* Begin Dataset excerpts *

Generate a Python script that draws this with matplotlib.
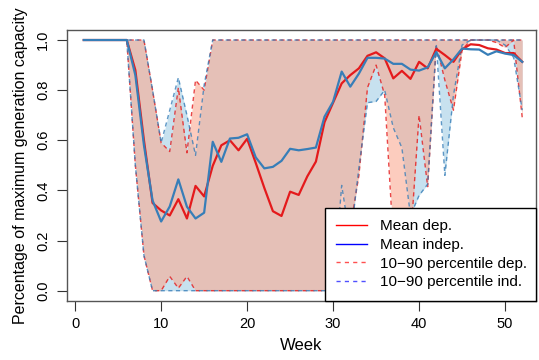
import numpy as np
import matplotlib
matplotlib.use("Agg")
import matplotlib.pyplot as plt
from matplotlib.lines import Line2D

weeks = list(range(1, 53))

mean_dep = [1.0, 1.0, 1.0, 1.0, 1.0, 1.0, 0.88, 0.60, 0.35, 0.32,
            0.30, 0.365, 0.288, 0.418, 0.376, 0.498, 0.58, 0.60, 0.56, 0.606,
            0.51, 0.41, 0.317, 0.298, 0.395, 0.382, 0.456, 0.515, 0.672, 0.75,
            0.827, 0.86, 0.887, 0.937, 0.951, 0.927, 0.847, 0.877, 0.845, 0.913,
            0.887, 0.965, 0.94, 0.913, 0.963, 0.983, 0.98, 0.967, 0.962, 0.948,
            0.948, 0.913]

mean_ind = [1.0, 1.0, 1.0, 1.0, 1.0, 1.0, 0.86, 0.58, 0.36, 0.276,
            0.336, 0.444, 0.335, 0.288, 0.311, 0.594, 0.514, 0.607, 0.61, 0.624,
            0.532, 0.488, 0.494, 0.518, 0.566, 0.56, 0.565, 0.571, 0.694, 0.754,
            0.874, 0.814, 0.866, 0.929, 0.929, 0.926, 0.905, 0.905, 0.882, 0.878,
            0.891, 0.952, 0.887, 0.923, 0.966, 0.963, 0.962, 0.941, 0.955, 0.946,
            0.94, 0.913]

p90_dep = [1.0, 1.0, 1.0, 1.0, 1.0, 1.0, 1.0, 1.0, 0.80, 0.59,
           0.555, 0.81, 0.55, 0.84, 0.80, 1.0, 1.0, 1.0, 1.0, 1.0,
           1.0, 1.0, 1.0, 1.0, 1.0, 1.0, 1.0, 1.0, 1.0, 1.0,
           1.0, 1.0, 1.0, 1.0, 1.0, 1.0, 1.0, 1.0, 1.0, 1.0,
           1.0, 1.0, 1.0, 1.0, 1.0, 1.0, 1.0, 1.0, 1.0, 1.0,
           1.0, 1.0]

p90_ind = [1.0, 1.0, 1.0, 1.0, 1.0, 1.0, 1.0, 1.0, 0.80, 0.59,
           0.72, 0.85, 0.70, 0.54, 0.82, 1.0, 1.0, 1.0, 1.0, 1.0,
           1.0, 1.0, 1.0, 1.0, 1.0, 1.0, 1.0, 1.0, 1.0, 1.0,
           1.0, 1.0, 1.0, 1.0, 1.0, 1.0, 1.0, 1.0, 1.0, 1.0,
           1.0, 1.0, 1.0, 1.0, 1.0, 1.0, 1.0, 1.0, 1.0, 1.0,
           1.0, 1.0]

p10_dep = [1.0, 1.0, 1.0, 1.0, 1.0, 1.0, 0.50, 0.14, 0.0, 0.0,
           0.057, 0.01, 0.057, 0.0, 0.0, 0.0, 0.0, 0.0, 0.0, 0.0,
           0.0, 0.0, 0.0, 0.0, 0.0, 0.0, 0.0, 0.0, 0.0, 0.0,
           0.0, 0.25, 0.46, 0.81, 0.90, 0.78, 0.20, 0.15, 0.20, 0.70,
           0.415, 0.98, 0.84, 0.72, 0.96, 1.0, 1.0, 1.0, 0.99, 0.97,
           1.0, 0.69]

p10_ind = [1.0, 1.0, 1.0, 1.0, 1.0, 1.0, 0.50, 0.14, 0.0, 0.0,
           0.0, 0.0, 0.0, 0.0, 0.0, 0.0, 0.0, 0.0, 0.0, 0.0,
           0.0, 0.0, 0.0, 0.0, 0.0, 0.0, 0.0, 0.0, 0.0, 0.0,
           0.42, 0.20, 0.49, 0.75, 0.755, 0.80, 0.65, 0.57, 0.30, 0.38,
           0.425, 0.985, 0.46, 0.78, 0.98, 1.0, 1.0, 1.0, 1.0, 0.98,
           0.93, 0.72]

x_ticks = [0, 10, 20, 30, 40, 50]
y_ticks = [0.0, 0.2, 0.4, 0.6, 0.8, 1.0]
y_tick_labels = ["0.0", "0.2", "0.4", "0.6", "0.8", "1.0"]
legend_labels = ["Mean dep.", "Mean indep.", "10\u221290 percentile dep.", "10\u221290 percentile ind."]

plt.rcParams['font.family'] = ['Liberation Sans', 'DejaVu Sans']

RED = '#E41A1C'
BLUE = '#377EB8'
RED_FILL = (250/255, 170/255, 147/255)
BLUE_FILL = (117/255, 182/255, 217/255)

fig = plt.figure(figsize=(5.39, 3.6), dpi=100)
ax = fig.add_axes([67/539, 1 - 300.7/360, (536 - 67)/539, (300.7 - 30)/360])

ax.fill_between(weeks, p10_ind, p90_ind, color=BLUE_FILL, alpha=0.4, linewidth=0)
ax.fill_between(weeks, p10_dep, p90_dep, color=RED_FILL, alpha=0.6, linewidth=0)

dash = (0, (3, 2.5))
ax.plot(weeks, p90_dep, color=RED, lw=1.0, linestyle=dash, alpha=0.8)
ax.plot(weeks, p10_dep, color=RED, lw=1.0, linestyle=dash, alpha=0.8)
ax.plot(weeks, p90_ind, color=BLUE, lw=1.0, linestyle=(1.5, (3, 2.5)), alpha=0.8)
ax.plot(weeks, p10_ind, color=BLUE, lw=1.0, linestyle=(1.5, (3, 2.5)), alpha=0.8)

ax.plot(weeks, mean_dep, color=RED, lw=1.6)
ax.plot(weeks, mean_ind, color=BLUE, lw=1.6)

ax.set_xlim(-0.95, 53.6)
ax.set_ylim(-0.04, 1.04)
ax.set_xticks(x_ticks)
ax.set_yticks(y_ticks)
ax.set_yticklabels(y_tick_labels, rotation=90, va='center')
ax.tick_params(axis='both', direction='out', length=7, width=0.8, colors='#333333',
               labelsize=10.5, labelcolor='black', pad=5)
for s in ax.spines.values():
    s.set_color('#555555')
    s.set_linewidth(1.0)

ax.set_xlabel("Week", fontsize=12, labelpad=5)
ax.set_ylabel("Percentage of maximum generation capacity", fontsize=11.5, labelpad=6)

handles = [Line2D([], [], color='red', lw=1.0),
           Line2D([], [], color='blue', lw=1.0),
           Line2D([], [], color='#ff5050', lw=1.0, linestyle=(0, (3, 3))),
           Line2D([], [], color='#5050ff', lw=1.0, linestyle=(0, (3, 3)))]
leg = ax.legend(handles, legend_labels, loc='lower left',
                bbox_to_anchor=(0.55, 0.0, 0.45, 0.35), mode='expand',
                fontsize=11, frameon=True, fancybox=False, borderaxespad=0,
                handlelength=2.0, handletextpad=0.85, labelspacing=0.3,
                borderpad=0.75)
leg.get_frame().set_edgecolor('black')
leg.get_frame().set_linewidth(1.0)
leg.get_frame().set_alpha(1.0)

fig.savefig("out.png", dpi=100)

* End Dataset excerpts *
* Begin Dataset excerpts *

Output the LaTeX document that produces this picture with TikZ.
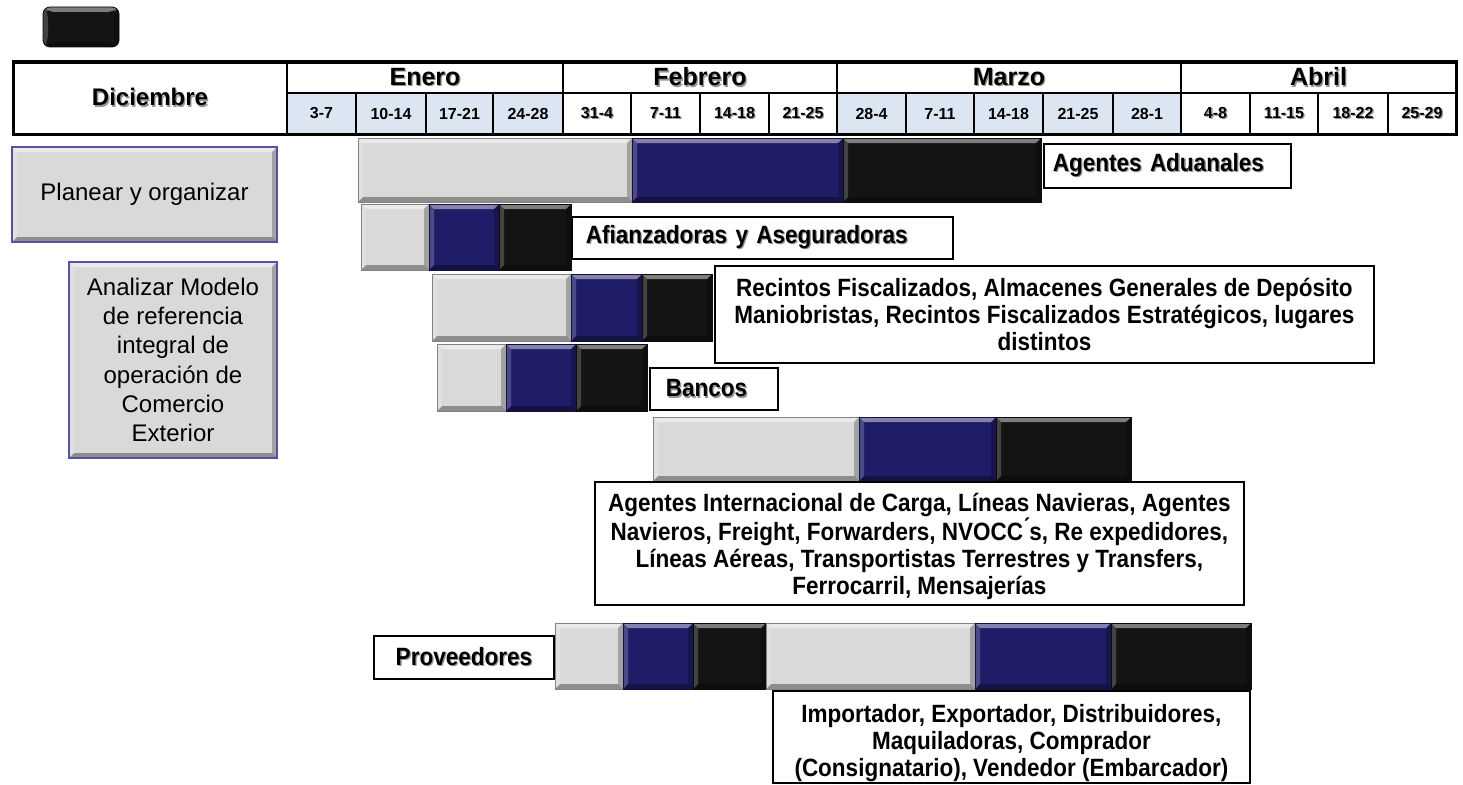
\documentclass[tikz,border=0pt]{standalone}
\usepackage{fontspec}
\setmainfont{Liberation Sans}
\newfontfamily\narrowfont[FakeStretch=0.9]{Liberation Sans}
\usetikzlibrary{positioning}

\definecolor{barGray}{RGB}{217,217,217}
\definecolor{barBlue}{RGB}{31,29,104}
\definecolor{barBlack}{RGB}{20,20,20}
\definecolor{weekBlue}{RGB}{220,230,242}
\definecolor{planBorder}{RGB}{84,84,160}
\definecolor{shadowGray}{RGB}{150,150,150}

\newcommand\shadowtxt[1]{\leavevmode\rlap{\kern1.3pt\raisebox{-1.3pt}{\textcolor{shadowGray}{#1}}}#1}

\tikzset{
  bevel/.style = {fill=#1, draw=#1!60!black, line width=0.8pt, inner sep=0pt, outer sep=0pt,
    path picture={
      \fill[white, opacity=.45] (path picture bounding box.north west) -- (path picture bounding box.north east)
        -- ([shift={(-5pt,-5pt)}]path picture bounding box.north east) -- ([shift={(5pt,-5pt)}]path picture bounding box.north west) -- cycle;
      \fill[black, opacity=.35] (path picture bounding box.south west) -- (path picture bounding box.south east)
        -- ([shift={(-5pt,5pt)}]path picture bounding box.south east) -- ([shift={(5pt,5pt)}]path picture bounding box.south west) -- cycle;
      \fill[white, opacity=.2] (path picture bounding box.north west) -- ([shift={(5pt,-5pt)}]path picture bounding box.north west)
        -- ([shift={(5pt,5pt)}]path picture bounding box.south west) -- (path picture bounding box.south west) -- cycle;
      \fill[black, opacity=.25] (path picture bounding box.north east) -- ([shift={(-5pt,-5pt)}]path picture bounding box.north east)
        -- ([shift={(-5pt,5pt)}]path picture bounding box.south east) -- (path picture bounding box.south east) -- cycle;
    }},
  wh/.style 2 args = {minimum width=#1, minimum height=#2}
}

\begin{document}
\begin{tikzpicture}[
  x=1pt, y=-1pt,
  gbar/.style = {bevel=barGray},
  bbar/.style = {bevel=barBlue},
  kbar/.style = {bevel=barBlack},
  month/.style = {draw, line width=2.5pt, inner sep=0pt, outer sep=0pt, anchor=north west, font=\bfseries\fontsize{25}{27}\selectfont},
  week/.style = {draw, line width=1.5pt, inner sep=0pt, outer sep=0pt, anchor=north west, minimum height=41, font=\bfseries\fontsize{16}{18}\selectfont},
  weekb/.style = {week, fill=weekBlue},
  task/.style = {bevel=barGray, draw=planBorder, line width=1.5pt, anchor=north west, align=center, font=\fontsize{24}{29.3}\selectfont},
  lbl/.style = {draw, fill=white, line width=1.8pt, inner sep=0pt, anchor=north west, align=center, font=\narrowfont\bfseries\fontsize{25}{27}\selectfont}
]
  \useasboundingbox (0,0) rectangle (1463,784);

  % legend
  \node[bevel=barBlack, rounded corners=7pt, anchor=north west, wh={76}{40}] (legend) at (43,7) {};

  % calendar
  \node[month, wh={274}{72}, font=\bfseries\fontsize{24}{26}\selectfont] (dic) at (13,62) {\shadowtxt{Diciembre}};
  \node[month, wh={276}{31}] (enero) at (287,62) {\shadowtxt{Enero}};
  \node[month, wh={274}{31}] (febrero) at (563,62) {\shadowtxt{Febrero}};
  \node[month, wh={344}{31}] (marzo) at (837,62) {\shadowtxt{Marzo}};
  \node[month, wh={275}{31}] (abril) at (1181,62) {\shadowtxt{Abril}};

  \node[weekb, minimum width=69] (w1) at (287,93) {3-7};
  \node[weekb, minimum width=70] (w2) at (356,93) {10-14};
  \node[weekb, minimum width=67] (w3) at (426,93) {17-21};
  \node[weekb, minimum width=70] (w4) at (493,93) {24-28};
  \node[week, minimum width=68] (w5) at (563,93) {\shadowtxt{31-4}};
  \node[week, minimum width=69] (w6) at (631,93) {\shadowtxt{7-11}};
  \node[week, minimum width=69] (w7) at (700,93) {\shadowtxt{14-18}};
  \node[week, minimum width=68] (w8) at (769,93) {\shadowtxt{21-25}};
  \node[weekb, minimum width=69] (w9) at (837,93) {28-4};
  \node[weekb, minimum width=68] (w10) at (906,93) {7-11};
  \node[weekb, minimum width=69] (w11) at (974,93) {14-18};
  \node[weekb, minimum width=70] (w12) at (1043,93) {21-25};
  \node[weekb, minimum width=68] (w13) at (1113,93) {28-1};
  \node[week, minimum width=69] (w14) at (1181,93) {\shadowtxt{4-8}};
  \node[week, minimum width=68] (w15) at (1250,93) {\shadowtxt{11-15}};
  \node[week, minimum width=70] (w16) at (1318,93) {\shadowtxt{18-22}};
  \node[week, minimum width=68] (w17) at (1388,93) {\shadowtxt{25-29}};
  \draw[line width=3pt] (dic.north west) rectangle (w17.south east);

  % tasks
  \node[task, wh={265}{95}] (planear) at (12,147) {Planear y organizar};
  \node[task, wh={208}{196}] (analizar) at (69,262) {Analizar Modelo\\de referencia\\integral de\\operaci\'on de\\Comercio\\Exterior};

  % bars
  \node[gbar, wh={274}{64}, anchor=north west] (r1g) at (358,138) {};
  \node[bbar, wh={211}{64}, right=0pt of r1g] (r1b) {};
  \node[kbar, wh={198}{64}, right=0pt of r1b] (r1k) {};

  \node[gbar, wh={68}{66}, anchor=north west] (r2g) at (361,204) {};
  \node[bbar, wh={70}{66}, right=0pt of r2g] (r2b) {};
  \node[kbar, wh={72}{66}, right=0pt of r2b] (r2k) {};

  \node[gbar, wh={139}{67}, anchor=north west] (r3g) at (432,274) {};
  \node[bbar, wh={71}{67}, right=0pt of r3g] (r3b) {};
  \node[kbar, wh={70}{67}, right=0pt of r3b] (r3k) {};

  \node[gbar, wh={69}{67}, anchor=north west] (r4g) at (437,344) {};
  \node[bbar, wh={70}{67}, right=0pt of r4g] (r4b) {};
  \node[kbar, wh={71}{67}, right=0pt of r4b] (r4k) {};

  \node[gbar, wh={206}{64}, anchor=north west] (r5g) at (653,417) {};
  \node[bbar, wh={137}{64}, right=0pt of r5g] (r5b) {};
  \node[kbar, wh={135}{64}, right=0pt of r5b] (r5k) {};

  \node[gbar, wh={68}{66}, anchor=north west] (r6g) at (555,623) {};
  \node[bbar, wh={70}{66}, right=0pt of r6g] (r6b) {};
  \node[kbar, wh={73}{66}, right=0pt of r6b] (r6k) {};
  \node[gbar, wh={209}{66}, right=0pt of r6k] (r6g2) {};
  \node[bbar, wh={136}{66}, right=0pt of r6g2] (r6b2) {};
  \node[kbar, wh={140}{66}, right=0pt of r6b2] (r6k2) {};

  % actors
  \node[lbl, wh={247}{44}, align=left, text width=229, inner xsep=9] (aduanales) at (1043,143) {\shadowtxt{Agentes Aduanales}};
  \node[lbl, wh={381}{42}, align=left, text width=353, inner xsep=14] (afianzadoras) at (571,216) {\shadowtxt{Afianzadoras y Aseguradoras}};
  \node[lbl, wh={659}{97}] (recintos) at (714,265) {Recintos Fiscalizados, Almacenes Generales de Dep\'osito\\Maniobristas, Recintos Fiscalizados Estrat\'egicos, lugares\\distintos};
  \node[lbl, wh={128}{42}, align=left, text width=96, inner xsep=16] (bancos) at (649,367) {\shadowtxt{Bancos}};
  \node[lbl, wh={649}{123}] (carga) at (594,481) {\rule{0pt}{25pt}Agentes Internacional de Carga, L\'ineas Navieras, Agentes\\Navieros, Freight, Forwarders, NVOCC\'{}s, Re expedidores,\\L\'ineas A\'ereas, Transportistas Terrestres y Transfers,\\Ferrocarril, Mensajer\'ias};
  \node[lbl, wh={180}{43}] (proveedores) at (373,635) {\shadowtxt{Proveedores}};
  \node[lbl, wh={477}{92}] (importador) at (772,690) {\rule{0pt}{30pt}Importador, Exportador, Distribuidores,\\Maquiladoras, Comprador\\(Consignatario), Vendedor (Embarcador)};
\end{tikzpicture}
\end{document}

* End Dataset excerpts *

What the exercise asks: Above are records; repeat only the lines from the line with "Generate a Python" through the line with "0.94, 0.913]", and leave pictures out.

Output below:
Generate a Python script that draws this with matplotlib.
import numpy as np
import matplotlib
matplotlib.use("Agg")
import matplotlib.pyplot as plt
from matplotlib.lines import Line2D

weeks = list(range(1, 53))

mean_dep = [1.0, 1.0, 1.0, 1.0, 1.0, 1.0, 0.88, 0.60, 0.35, 0.32,
            0.30, 0.365, 0.288, 0.418, 0.376, 0.498, 0.58, 0.60, 0.56, 0.606,
            0.51, 0.41, 0.317, 0.298, 0.395, 0.382, 0.456, 0.515, 0.672, 0.75,
            0.827, 0.86, 0.887, 0.937, 0.951, 0.927, 0.847, 0.877, 0.845, 0.913,
            0.887, 0.965, 0.94, 0.913, 0.963, 0.983, 0.98, 0.967, 0.962, 0.948,
            0.948, 0.913]

mean_ind = [1.0, 1.0, 1.0, 1.0, 1.0, 1.0, 0.86, 0.58, 0.36, 0.276,
            0.336, 0.444, 0.335, 0.288, 0.311, 0.594, 0.514, 0.607, 0.61, 0.624,
            0.532, 0.488, 0.494, 0.518, 0.566, 0.56, 0.565, 0.571, 0.694, 0.754,
            0.874, 0.814, 0.866, 0.929, 0.929, 0.926, 0.905, 0.905, 0.882, 0.878,
            0.891, 0.952, 0.887, 0.923, 0.966, 0.963, 0.962, 0.941, 0.955, 0.946,
            0.94, 0.913]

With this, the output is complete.